Text from letter to pupils explaining the findings of the inspection
Thank you for making my colleague and I so welcome when we inspected your school. You really enjoy your school because you get on so well with your teachers and there are many exciting things to do and learn. Your behaviour is excellent. We were particularly impressed by the way you look after each other in the playground and the work you do in the school council and Eco club.
You attain standards that are broadly average and you make satisfactory progress. We noticed that some of you found some tasks too difficult or too easy in your lessons. We have asked the teachers to make sure they think carefully when they are planning their lessons to make sure you can all succeed and do your best. You can help by telling teachers when you find tasks too easy or too difficult.
Teachers have a lot of good ideas but in some lessons you learn better than in others. We have asked the teachers to get together to swap their ideas so that all your lessons are as good as the best. They have been working hard to help you do better in your mathematics and English and this has been successful. However, we think you can do better in science and reading as well, so we have asked your teachers to help you do this. You can help by making sure you come to school regularly.

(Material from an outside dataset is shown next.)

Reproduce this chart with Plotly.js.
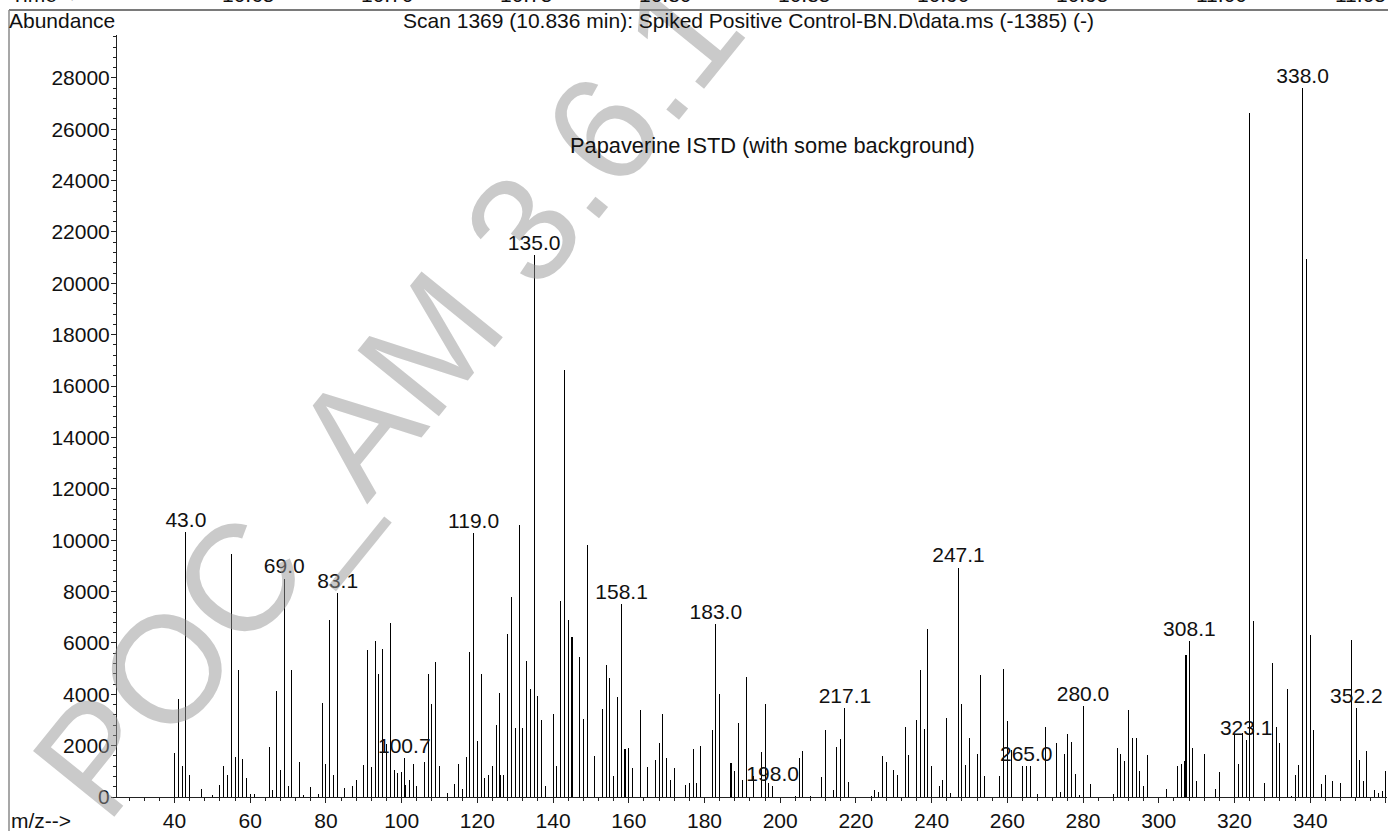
<!DOCTYPE html>
<html>
<head>
<meta charset="utf-8">
<script src="https://cdn.plot.ly/plotly-3.0.1.min.js"></script>
<style>
  html, body { margin: 0; padding: 0; background: #fff; }
  #chart { width: 1388px; height: 831px; }
</style>
</head>
<body>
<div id="chart"></div>
<script>
// Mass spectrum, scan 1369: m/z of each ion and its abundance
const mz = [
  40, 41, 42, 43.0, 44, 47, 50, 52, 53, 54, 55, 56, 57, 58, 59, 60, 61,
  65, 66, 67, 68, 69.0, 70, 71, 73, 74, 76, 78, 79, 80, 81, 82, 83.1, 85, 87, 88,
  90, 91, 92, 93, 94, 95, 96, 97, 98, 99, 100, 100.7, 101, 102, 103, 104,
  106, 107, 108, 109, 110, 112, 114, 115, 116, 117, 118, 119.0, 120, 121, 122, 123,
  124, 125, 125.8, 126.1, 127, 128, 129, 130, 131, 132, 133, 134, 135.0, 136, 137, 138,
  140, 141, 142, 143, 144, 145, 147, 148, 149, 151, 153, 154, 155, 156, 157, 158.1,
  159, 160, 161, 163, 165, 167, 168, 169, 170, 171, 172, 175, 176, 177, 178, 179,
  182, 183.0, 184, 187, 188, 189, 190, 191, 193, 195, 196, 197, 198.0,
  204, 205, 206, 208, 211, 212, 214, 215, 216, 217.1, 218,
  224, 225, 226, 227, 228, 230, 231, 233, 234, 236, 237, 238, 239, 240,
  242, 243, 244, 245, 247.1, 248, 249, 250, 252, 253, 254, 258, 259, 260, 261,
  264, 265.0, 266, 268, 270, 273, 274, 275, 276, 277, 278, 279, 280.0, 282,
  288, 289, 290, 291, 292, 293, 294, 295, 296, 297, 302, 305, 306, 306.9, 307.2, 308.1,
  309, 310, 312, 315, 316, 320, 321, 322, 323.1, 324, 325, 328, 330, 331, 332,
  334, 335, 336, 337, 338.0, 339, 340, 341, 343, 344, 346, 348,
  351, 352.2, 353, 354, 355, 357, 358, 359, 360
];
const abundance = [
  1700, 3800, 1200, 10300, 870, 300, 70, 455, 1200, 870, 9450, 1560, 4930, 1470, 750, 100, 100,
  1950, 260, 4110, 1050, 8500, 430, 4930, 1370, 65, 390, 130, 3650, 1270, 6900, 860, 7930, 340, 420, 650,
  1260, 5720, 1170, 6090, 4790, 5760, 2080, 6760, 1070, 940, 955, 1500, 460, 645, 1270, 420,
  1350, 4780, 3620, 5270, 1200, 160, 505, 1270, 325, 1560, 5650, 10270, 2170, 4780, 730, 845,
  1200, 2790, 4050, 845, 840, 6330, 7800, 2680, 10600, 2680, 5290, 4200, 21100, 3950, 3000, 420,
  3220, 1200, 7620, 16620, 6880, 6240, 5450, 3030, 9800, 1610, 3445, 5135, 4615, 830, 3910, 7500,
  1850, 1910, 1120, 3370, 1170, 1430, 2120, 3220, 1510, 650, 1140, 470, 530, 1860, 560, 2000,
  2600, 6720, 4000, 1330, 1000, 2870, 650, 4670, 800, 1750, 3640, 550, 416,
  50, 1530, 1780, 50, 770, 2590, 290, 1950, 2260, 3470, 585,
  50, 290, 180, 1610, 1350, 1040, 860, 2720, 1650, 2990, 4940, 2665, 6540, 1220,
  420, 680, 3090, 160, 8930, 3640, 1235, 2300, 1660, 4745, 820, 830, 4970, 2950, 1820,
  1190, 1200, 1215, 130, 2710, 2100, 195, 1685, 2440, 2130, 910, 80, 3540, 520,
  100, 1890, 1660, 1400, 3380, 2300, 2300, 1010, 420, 1625, 300, 1210, 1280, 1395, 5520, 6080,
  1920, 605, 1690, 305, 975, 2450, 1300, 2480, 2210, 26640, 6850, 550, 5230, 2730, 2100,
  4200, 30, 870, 1235, 27600, 20950, 6290, 2600, 520, 845, 620, 550,
  6110, 3470, 1450, 610, 1780, 260, 170, 220, 1010
];

// Ions whose m/z is printed above the stick
const labeledMz = [43.0, 69.0, 83.1, 100.7, 119.0, 135.0, 158.1, 183.0, 198.0,
  217.1, 247.1, 265.0, 280.0, 308.1, 323.1, 338.0, 352.2];

// Retention-time scale of the chromatogram panel above (only its labels' lower edge shows)
const timeTicks = ['10.65', '10.70', '10.75', '10.80', '10.85', '10.90', '10.95', '11.00', '11.05'];

const titleText = 'Scan 1369 (10.836 min): Spiked Positive Control-BN.D\\data.ms (-1385) (-)';
const noteText = 'Papaverine ISTD (with some background)';
const watermarkText = 'POC_AM 3.6.1';

const labelY = labeledMz.map(v => abundance[mz.indexOf(v)]);
const labelText = labeledMz.map(v => v.toFixed(1));

const FONT = 'Liberation Sans, Arial, Helvetica, sans-serif';
const W = 1388, H = 831;
const M = { l: 117, r: 1, t: 35, b: 34 };
const plotW = W - M.l - M.r, plotH = H - M.t - M.b;
const px = x => (x - M.l) / plotW;       // page x (px) -> paper x
const py = y => (H - M.b - y) / plotH;   // page y (px) -> paper y

const sticks = {
  type: 'bar',
  x: mz,
  y: abundance,
  width: 0.27,
  marker: { color: '#000', line: { width: 0 } },
  hoverinfo: 'skip'
};

const labels = {
  type: 'scatter',
  mode: 'text',
  x: labeledMz,
  y: labelY,
  text: labelText,
  textposition: 'top center',
  textfont: { family: FONT, size: 21, color: '#111' },
  cliponaxis: false,
  hoverinfo: 'skip'
};

const annotations = [
  {
    text: watermarkText, xref: 'paper', yref: 'paper',
    x: px(387), y: py(396), xanchor: 'center', yanchor: 'middle',
    textangle: -51, showarrow: false,
    font: { family: FONT, size: 152, color: 'rgba(150,150,150,0.5)' }
  },
  {
    text: 'Abundance', xref: 'paper', yref: 'paper',
    x: px(7), y: py(21), xanchor: 'left', yanchor: 'middle', showarrow: false,
    font: { family: FONT, size: 21, color: '#111' }
  },
  {
    text: titleText, xref: 'paper', yref: 'paper',
    x: px(748), y: py(21), xanchor: 'center', yanchor: 'middle', showarrow: false,
    font: { family: FONT, size: 21, color: '#111' }
  },
  {
    text: noteText, xref: 'paper', yref: 'paper',
    x: px(772), y: py(146), xanchor: 'center', yanchor: 'middle', showarrow: false,
    font: { family: FONT, size: 21.8, color: '#111' }
  },
  {
    text: 'm/z-->', xref: 'paper', yref: 'paper',
    x: px(9), y: py(820), xanchor: 'left', yanchor: 'middle', showarrow: false,
    font: { family: FONT, size: 21, color: '#111' }
  },
  {
    text: 'Time-->', xref: 'paper', yref: 'paper',
    x: px(9), y: py(-6), xanchor: 'left', yanchor: 'middle', showarrow: false,
    font: { family: FONT, size: 21, color: '#111' }
  }
];
timeTicks.forEach((t, i) => {
  annotations.push({
    text: t, xref: 'paper', yref: 'paper',
    x: px(248 + 139 * i), y: py(-6), xanchor: 'center', yanchor: 'middle', showarrow: false,
    font: { family: FONT, size: 21, color: '#111' }
  });
});

const shapes = [
  // lower edge of the chromatogram panel
  { type: 'line', xref: 'paper', yref: 'paper', x0: px(9), x1: px(1390), y0: py(10), y1: py(10),
    line: { color: '#7a7a7a', width: 2 } },
  // left frame
  { type: 'line', xref: 'paper', yref: 'paper', x0: px(9), x1: px(9), y0: py(10), y1: py(840),
    line: { color: '#8a8a8a', width: 1.5 } }
];

const axisCommon = {
  showgrid: false, zeroline: false, showline: true,
  linecolor: '#222', linewidth: 1,
  ticks: 'outside', tickcolor: '#222', tickwidth: 1,
  tickfont: { family: FONT, size: 21, color: '#111' }
};

const layout = {
  width: W, height: H,
  margin: { l: M.l, r: M.r, t: M.t, b: M.b, pad: 0 },
  paper_bgcolor: '#fff', plot_bgcolor: '#fff',
  showlegend: false,
  bargap: 0,
  xaxis: Object.assign({}, axisCommon, {
    range: [24.8, 360.3], tick0: 0, dtick: 20, ticklen: 5,
    minor: { dtick: 4, tick0: 0, ticks: 'outside', ticklen: 3, tickcolor: '#222', showgrid: false }
  }),
  yaxis: Object.assign({}, axisCommon, {
    range: [0, 29670], tick0: 0, dtick: 2000, ticklen: 5, tickformat: 'd',
    ticklabelstandoff: -3,
    minor: { dtick: 400, tick0: 0, ticks: 'outside', ticklen: 3, tickcolor: '#222', showgrid: false }
  }),
  annotations: annotations,
  shapes: shapes
};

Plotly.newPlot('chart', [sticks, labels], layout, { displayModeBar: false, staticPlot: true });
</script>
</body>
</html>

The younger children in the Nursery and Reception class make good progress. We noticed how well they learn through play, but in the Reception class they do not always get enough opportunity to do this outside so we have asked the school to ensure they have more opportunities to do this.
You play an important role in helping to run your school. You take pride in your work and your achievements. We hope you carry on enjoying your learning. We wish you every success in the future.